Особенно досаждали ложные мины. Вообще враг изощрялся в разнообразных хитростях: ставил металлические мины вверх дном, дублировал способы их действия. Некоторые мины взрывались и при помощи тока от электрической батарейки.
Однажды в разведке саперы заметили провода, идущие под снегом. Сапер Бабанов перерезал их, и мы обнаружили, что они идут к дороге, по которой ожидалось большое движение наших транспортов и частей. Следуя вдоль проводов, мы вышли почти к самой дороге, и здесь стало ясно, что провода должны были, по замыслу белофиннов, передать электрическую искру в электродетонаторы, установленные в больших зарядах мелинита и тола, заложенных в камнеметы.
Камнеметы — это глубокие ямы, вырытые наклонно. Они были как бы каналами громадных пушечных стволов.
Белофинны уложили на дно каждой из этих ям около 100 килограммов взрывчатых веществ. Взрывчатка была прикрыта щитами, сверху которых противник навалил груды камней.

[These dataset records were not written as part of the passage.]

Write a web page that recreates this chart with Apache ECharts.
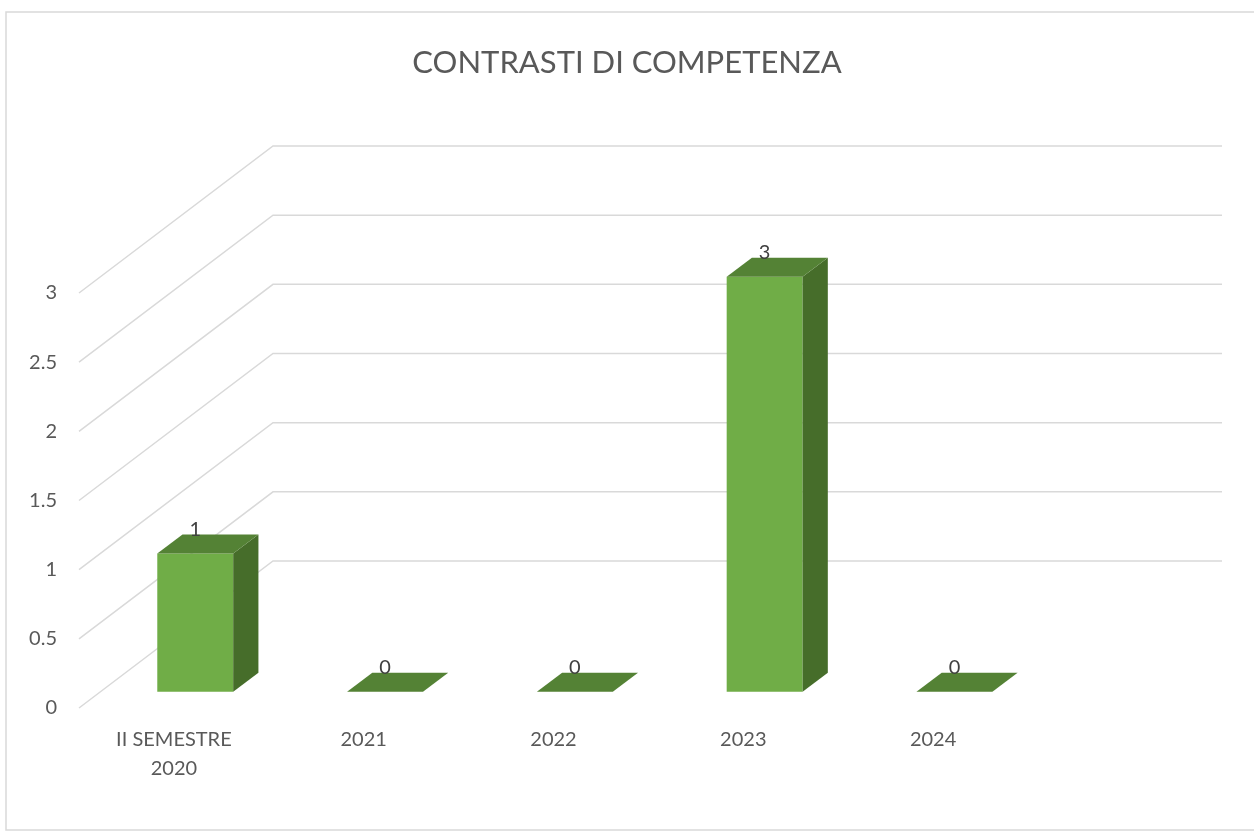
<!DOCTYPE html>
<html>
<head>
<meta charset="utf-8">
<script src="https://cdn.jsdelivr.net/npm/echarts@6/dist/echarts.min.js"></script>
<style>
  html, body { margin: 0; padding: 0; background: #fff; }
  #chart { width: 1254px; height: 831px; }
</style>
</head>
<body>
<div id="chart"></div>
<script>
var categories = ['II SEMESTRE\n2020', '2021', '2022', '2023', '2024'];
var values = [1, 0, 0, 3, 0];
var yTicks = [0, 0.5, 1, 1.5, 2, 2.5, 3];

// oblique depth of the 3d box (pixels)
var depthX = 194, depthY = 147;
var barFront = 0.11, barBack = 0.24, barWidth = 0.4;
var font = 'Lato';

var myChart = echarts.init(document.getElementById('chart'));

var barData = values.map(function (v, i) { return [i, v]; });
var tickData = yTicks.map(function (t) { return [0, t]; });

var option = {
    animation: false,
    title: {
        text: 'CONTRASTI DI COMPETENZA',
        left: 'center',
        top: 42,
        textStyle: { fontFamily: font, fontSize: 31, fontWeight: 'normal', color: '#595959' }
    },
    graphic: [{
        type: 'rect',
        shape: { x: 6, y: 12, width: 1260, height: 818 },
        style: { fill: 'none', stroke: '#d9d9d9', lineWidth: 1.5 },
        silent: true
    }],
    grid: { left: 79, right: 226, top: 293, bottom: 123 },
    xAxis: {
        type: 'category',
        data: categories,
        axisLine: { show: false },
        axisTick: { show: false },
        axisLabel: { margin: 17, fontFamily: font, fontSize: 20, lineHeight: 29, color: '#595959', interval: 0 }
    },
    yAxis: {
        type: 'value',
        min: 0,
        max: 3,
        interval: 0.5,
        axisLine: { show: false },
        axisTick: { show: false },
        splitLine: { show: false },
        axisLabel: { margin: 22, fontFamily: font, fontSize: 20, color: '#595959' }
    },
    series: [
        {
            // wall gridlines
            type: 'custom',
            data: tickData,
            silent: true,
            z: 1,
            renderItem: function (params, api) {
                var cs = params.coordSys;
                var y = api.coord([0, api.value(1)])[1];
                return {
                    type: 'polyline',
                    shape: { points: [[cs.x, y], [cs.x + depthX, y - depthY], [cs.x + cs.width + depthX, y - depthY]] },
                    style: { fill: null, stroke: '#d9d9d9', lineWidth: 1.5 }
                };
            }
        },
        {
            type: 'custom',
            data: barData,
            z: 2,
            renderItem: function (params, api) {
                var idx = api.value(0);
                var val = api.value(1);
                var top = api.coord([idx, val]);
                var base = api.coord([idx, 0]);
                var w = api.size([1, 0])[0] * barWidth;
                var fx = depthX * barFront, fy = depthY * barFront;
                var bx = depthX * barBack, by = depthY * barBack;
                var x1 = top[0] - w / 2 + fx, x2 = top[0] + w / 2 + fx;
                var yt = top[1] - fy, yb = base[1] - fy;
                var dx = bx - fx, dy = by - fy;
                var children = [];
                if (yb - yt > 0.5) {
                    children.push({
                        type: 'rect',
                        shape: { x: x1, y: yt, width: w, height: yb - yt },
                        style: { fill: '#70ad47' }
                    });
                    children.push({
                        type: 'polygon',
                        shape: { points: [[x2, yt], [x2 + dx, yt - dy], [x2 + dx, yb - dy], [x2, yb]] },
                        style: { fill: '#466d2a' }
                    });
                }
                children.push({
                    type: 'polygon',
                    shape: { points: [[x1, yt], [x1 + dx, yt - dy], [x2 + dx, yt - dy], [x2, yt]] },
                    style: { fill: '#548235' }
                });
                children.push({
                    type: 'text',
                    style: {
                        text: String(val),
                        x: top[0] + fx,
                        y: yt - dy - 5,
                        align: 'center',
                        verticalAlign: 'middle',
                        fontFamily: font,
                        fontSize: 20,
                        fill: '#404040'
                    }
                });
                return { type: 'group', children: children };
            }
        }
    ]
};

myChart.setOption(option);
window.addEventListener('resize', function () {
    myChart.resize();
});
</script>
</body>
</html>
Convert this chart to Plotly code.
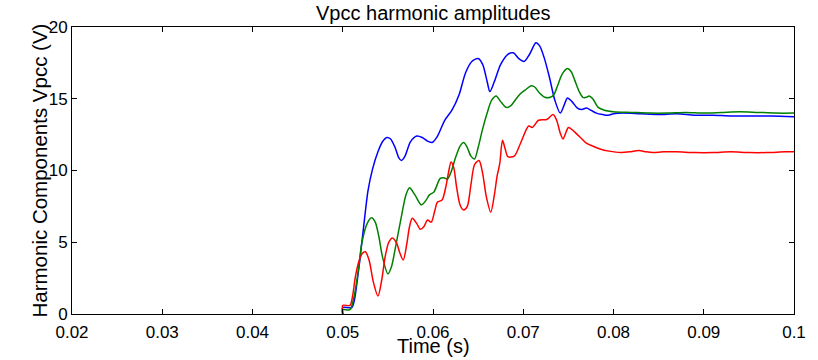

Белофинны рассчитывали дождаться, когда дорогу заполнят наши войска, затем включить в провода ток и швырнуть всю эту массу камней на дорогу. Каменный град смел бы все на своем пути. Саперы предотвратили коварный замысел белофиннов.
Противник всячески стремился тормозить продвижение наших частей. Он использовал для этого любую возможность. Возле одной переправы белофинны облили водой крутой спуск к реке. Спуск покрылся льдом, и по нему нельзя было двигаться ни автомашинам, ни повозкам, ни артиллерии.
Саперы скололи лед, посыпали спуск песком, и движение наших войск вперед продолжалось.
Ничто не могло остановить нас — ни холод, ни лед, ни мины, ни коварные уловки врага.
Мы прибыли 6 декабря в район деревни Лоунатиоки. Дорога в этом районе была непригодна для передвижения. Мост через реку был взорван. На дороге возле реки имелись железобетонные надолбы и завалы. На том берегу, около разрушенного моста, белофинны сделали с двух сторон эскарп, чтобы затруднить проход танков и постройку объездов. А объезды и так делать было очень трудно. По обе стороны дороги тянулось топкое болото.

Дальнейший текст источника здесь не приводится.